Tudo somado, a ofensiva russa ainda tem que mostrar até onde pretende avançar. O estrago já realizado não deixa margem a dúvidas quanto aos objetivos expansionistas da iniciativa. Tal como se encontra o quadro atual, pode-se apenas descartar a hipótese de manter o país inteiro sob ocupação, dado seu alto custo militar, econômico e político, ante a exacerbação inevitável dos sentimentos nacionalistas e a recusa dos ucranianos em abandonar sua assumida vocação europeia. As fricções daí decorrentes levariam a uma grave instabilidade política, com riscos de atentados, ações de guerrilha e outras formas de autodefesa. Como as forças russas não são suficientes para assegurar a terceira etapa de uma invasão, o controle da população civil, a alternativa mais provável seria a instalação de um governo fantoche, de imprecisa duração.
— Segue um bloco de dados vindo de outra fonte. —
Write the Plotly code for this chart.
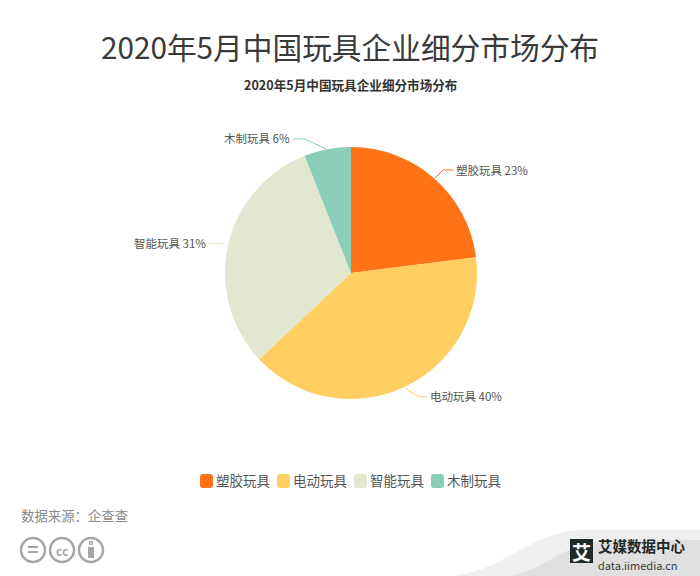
import plotly.graph_objects as go

W = 700
H = 576
FONT = 'Noto Sans CJK SC'

title = '2020年5月中国玩具企业细分市场分布'
source = '数据来源：企查查'
categories = ['塑胶玩具', '电动玩具', '智能玩具', '木制玩具']
shares = [23, 40, 31, 6]
colors = ['#FF7216', '#FFCF62', '#E2E8D0', '#8ACDB9']


def px(x):
    return x / W


def py(y):
    return 1 - y / H


def text(x, y, s, size, color='#555555', anchor='center', bold=False):
    if bold:
        s = f'<b>{s}</b>'
    return dict(x=px(x), y=py(y), xref='paper', yref='paper', text=s, showarrow=False,
                xanchor=anchor, yanchor='middle', borderpad=0,
                font=dict(family=FONT, size=size, color=color))


def line(points, color, width=1):
    path = 'M ' + ' L '.join(f'{px(x)} {py(y)}' for x, y in points)
    return dict(type='path', path=path, xref='paper', yref='paper',
                line=dict(color=color, width=width))


def circle(cx, cy, r, color='#A6A6A6', width=2.5):
    return dict(type='circle', xref='paper', yref='paper',
                x0=px(cx - r), x1=px(cx + r), y0=py(cy + r), y1=py(cy - r),
                line=dict(color=color, width=width))


def rect(x0, y0, x1, y1, color):
    return dict(type='rect', xref='paper', yref='paper', x0=px(x0), x1=px(x1), y0=py(y1), y1=py(y0),
                fillcolor=color, line=dict(width=0))


def round_rect(x0, y0, x1, y1, r, color):
    # Legend swatch with soft corners.
    def p(x, y):
        return f'{px(x)} {py(y)}'
    d = (f'M {p(x0 + r, y0)} L {p(x1 - r, y0)} Q {p(x1, y0)} {p(x1, y0 + r)} '
         f'L {p(x1, y1 - r)} Q {p(x1, y1)} {p(x1 - r, y1)} '
         f'L {p(x0 + r, y1)} Q {p(x0, y1)} {p(x0, y1 - r)} '
         f'L {p(x0, y0 + r)} Q {p(x0, y0)} {p(x0 + r, y0)} Z')
    return dict(type='path', path=d, xref='paper', yref='paper', fillcolor=color, line=dict(width=0))


def swoosh(points, color):
    d = f'M {px(points[0][0])} {py(points[0][1])} '
    d += f'C {px(points[1][0])} {py(points[1][1])} {px(points[2][0])} {py(points[2][1])} {px(points[3][0])} {py(points[3][1])} '
    d += f'L {px(700)} {py(points[3][1])} L {px(700)} {py(576)} Z'
    return dict(type='path', path=d, xref='paper', yref='paper', fillcolor=color, line=dict(width=0))


pie = go.Pie(
    labels=categories,
    values=shares,
    sort=False,
    direction='clockwise',
    rotation=0,
    textinfo='none',
    hoverinfo='label+percent',
    showlegend=False,
    marker=dict(colors=colors, line=dict(width=0)),
    domain=dict(x=[px(351 - 126), px(351 + 126)], y=[py(273 + 126), py(273 - 126)]),
)

shapes = [
    # Footer swoosh goes under everything else.
    swoosh([(450, 576), (505, 572), (530, 530), (585, 530)], '#EFEFEF'),
    swoosh([(510, 576), (545, 570), (565, 542), (610, 540)], '#E0E0E0'),
    # Leader lines.
    line([(453, 170), (443, 170), (435, 178)], colors[0]),
    line([(427, 397), (417, 396), (405, 388)], colors[1]),
    line([(208, 243), (225, 244)], colors[2]),
    line([(293, 139), (305, 139), (326, 149)], colors[3]),
    # Licence badges.
    circle(33, 550, 12),
    circle(62, 550, 12),
    circle(91, 550, 12),
    rect(28, 546, 38, 548, '#A6A6A6'),
    rect(28, 551, 38, 553, '#A6A6A6'),
    rect(88, 547, 94, 558, '#A6A6A6'),
    circle(91, 543, 1.5, width=1.5),
    # Logo block.
    rect(570, 539, 593, 563, '#1E2A28'),
]

annotations = [
    text(349.5, 47, title, 29.7, '#3A3A3A'),
    text(350, 85, title, 12.6, '#333333', bold=True),
    text(455, 170, f'{categories[0]} {shares[0]}%', 11.5, anchor='left'),
    text(429, 396, f'{categories[1]} {shares[1]}%', 11.5, anchor='left'),
    text(207, 243, f'{categories[2]} {shares[2]}%', 11.5, anchor='right'),
    text(291, 138, f'{categories[3]} {shares[3]}%', 11.5, anchor='right'),
    text(20, 515, source, 13.4, '#888888', anchor='left'),
    text(62, 550, '<b>cc</b>', 12, '#A6A6A6'),
    text(581.5, 551, '艾', 19, '#FFFFFF', bold=True),
    text(597, 545, '艾媒数据中心', 14.5, '#1E2A28', anchor='left', bold=True),
    text(597, 564.5, 'data.iimedia.cn', 11, '#3A3A3A', anchor='left'),
]

# Legend row drawn by hand, the built-in one cannot get this tight.
for i, (name, color) in enumerate(zip(categories, colors)):
    x = 200 + 77 * i
    shapes.append(round_rect(x, 474, x + 13, 488, 3, color))
    annotations.append(text(x + 15, 480, name, 13.5, anchor='left'))

fig = go.Figure(data=[pie])
fig.update_layout(
    width=W,
    height=H,
    margin=dict(l=0, r=0, t=0, b=0),
    paper_bgcolor='#FFFFFF',
    font=dict(family=FONT),
    shapes=shapes,
    annotations=annotations,
)
fig.write_html('out.html', config={'displayModeBar': False},
               post_script="document.body.style.margin='0';")
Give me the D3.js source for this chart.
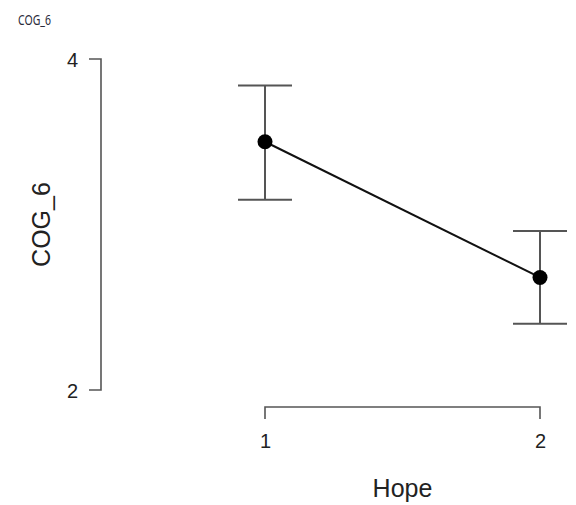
<!DOCTYPE html>
<html>
<head>
<meta charset="utf-8">
<script src="https://cdn.jsdelivr.net/npm/d3@7"></script>
<style>
  body { margin: 0; background: #fff; }
  svg { display: block; }
</style>
</head>
<body>
<svg id="drawing_region"></svg>
<script>
// data
const groups = [1, 2];
const means = [3.50, 2.68];
const upper = [3.84, 2.96];
const lower = [3.15, 2.40];
const yTicks = [2, 4];
const xTitle = "Hope";
const yTitle = "COG_6";
const topTitle = "COG_6";

const width = 576, height = 505;

const svg = d3.select('#drawing_region')
    .attr('width', width)
    .attr('height', height);

const x = d3.scaleLinear().domain([1, 2]).range([265, 540]);
const y = d3.scaleLinear().domain([2, 4]).range([390, 59]);

const data = groups.map((g, i) => ({g: g, m: means[i], hi: upper[i], lo: lower[i]}));

const font = 'Liberation Sans, Arial, sans-serif';

// small title at top left
svg.append('text')
    .attr('x', 18)
    .attr('y', 25)
    .attr('font-family', 'Noto Sans, Open Sans, sans-serif')
    .attr('font-size', 14)
    .attr('textLength', 33)
    .attr('lengthAdjust', 'spacingAndGlyphs')
    .attr('fill', '#2a2a3a')
    .text(topTitle);

// y axis
const yAxis = svg.append('g')
    .attr('transform', 'translate(101,0)')
    .call(d3.axisLeft(y).tickValues(yTicks).tickFormat(d3.format('d')));
yAxis.select('.domain').attr('stroke', '#555').attr('stroke-width', 1.6)
    .attr('d', `M-12,${y(4)}H0V${y(2)}H-12`);
yAxis.selectAll('.tick line').remove();
yAxis.selectAll('.tick text')
    .attr('font-family', font)
    .attr('font-size', 20)
    .attr('fill', '#222')
    .attr('dy', '0.35em')
    .attr('x', -23);

// x axis
const xAxis = svg.append('g')
    .attr('transform', 'translate(0,407)')
    .call(d3.axisBottom(x).tickValues(groups).tickFormat(d3.format('d')));
xAxis.select('.domain').attr('stroke', '#555').attr('stroke-width', 1.6)
    .attr('d', `M${x(1)},12V0H${x(2)}V12`);
xAxis.selectAll('.tick line').remove();
xAxis.selectAll('.tick text')
    .attr('font-family', font)
    .attr('font-size', 20)
    .attr('fill', '#222')
    .attr('y', 27)
    .attr('dy', '0.71em');

// axis titles
svg.append('text')
    .attr('x', (x(1) + x(2)) / 2)
    .attr('y', 497)
    .attr('text-anchor', 'middle')
    .attr('font-family', font)
    .attr('font-size', 25)
    .attr('fill', '#222')
    .text(xTitle);

svg.append('text')
    .attr('transform', `translate(50,${(y(4) + y(2)) / 2}) rotate(-90)`)
    .attr('text-anchor', 'middle')
    .attr('font-family', font)
    .attr('font-size', 25)
    .attr('fill', '#222')
    .text(yTitle);

// error bars
const bars = svg.append('g');
bars.selectAll('line.stem')
    .data(data).enter()
    .append('line')
    .attr('x1', d => x(d.g)).attr('x2', d => x(d.g))
    .attr('y1', d => y(d.hi)).attr('y2', d => y(d.lo))
    .attr('stroke', '#555').attr('stroke-width', 2);
bars.selectAll('line.capHi')
    .data(data).enter()
    .append('line')
    .attr('x1', d => x(d.g) - 27).attr('x2', d => x(d.g) + 27)
    .attr('y1', d => y(d.hi)).attr('y2', d => y(d.hi))
    .attr('stroke', '#555').attr('stroke-width', 2);
bars.selectAll('line.capLo')
    .data(data).enter()
    .append('line')
    .attr('x1', d => x(d.g) - 27).attr('x2', d => x(d.g) + 27)
    .attr('y1', d => y(d.lo)).attr('y2', d => y(d.lo))
    .attr('stroke', '#555').attr('stroke-width', 2);

// connecting line
svg.append('path')
    .datum(data)
    .attr('fill', 'none')
    .attr('stroke', '#111')
    .attr('stroke-width', 2)
    .attr('d', d3.line().x(d => x(d.g)).y(d => y(d.m)));

// points
svg.selectAll('circle')
    .data(data).enter()
    .append('circle')
    .attr('cx', d => x(d.g))
    .attr('cy', d => y(d.m))
    .attr('r', 7.5)
    .attr('fill', '#000');
</script>
</body>
</html>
Não está claro onde a Rússia traçará os limites de eventuais novas anexações que, mesmo se restritas ao leste, provocariam uma radical desestruturação da base industrial do país (posto que ali se concentram suas minas de carvão, usinas siderúrgicas, fábricas de turbinas, altos-fornos, tratores, indústria espacial). Se abranger os portos de Mariupol (no Mar de Azov) e de Odessa (no Mar Negro), por onde escoam as exportações de aço, fertilizantes, trigo e produtos alimentícios, estaria estrangulando a economia e inviabilizando o país. O que será aceitável para as duas Partes, quando sentarem à mesa de negociação, tendo em vista que Putin não pode abrir mão do papel de vitorioso e Zelensky não pode fazer concessões que deem a entender que todo o esforço de resistência foi em vão? Qualquer que seja o desfecho, terá um alto custo em vidas inocentes, defensores de seu torrão natal e de capital humano para o futuro. Para concluir: a generosa ajuda que vem sendo oferecida ao país pelo Ocidente está destinada a que “Ucrânia”?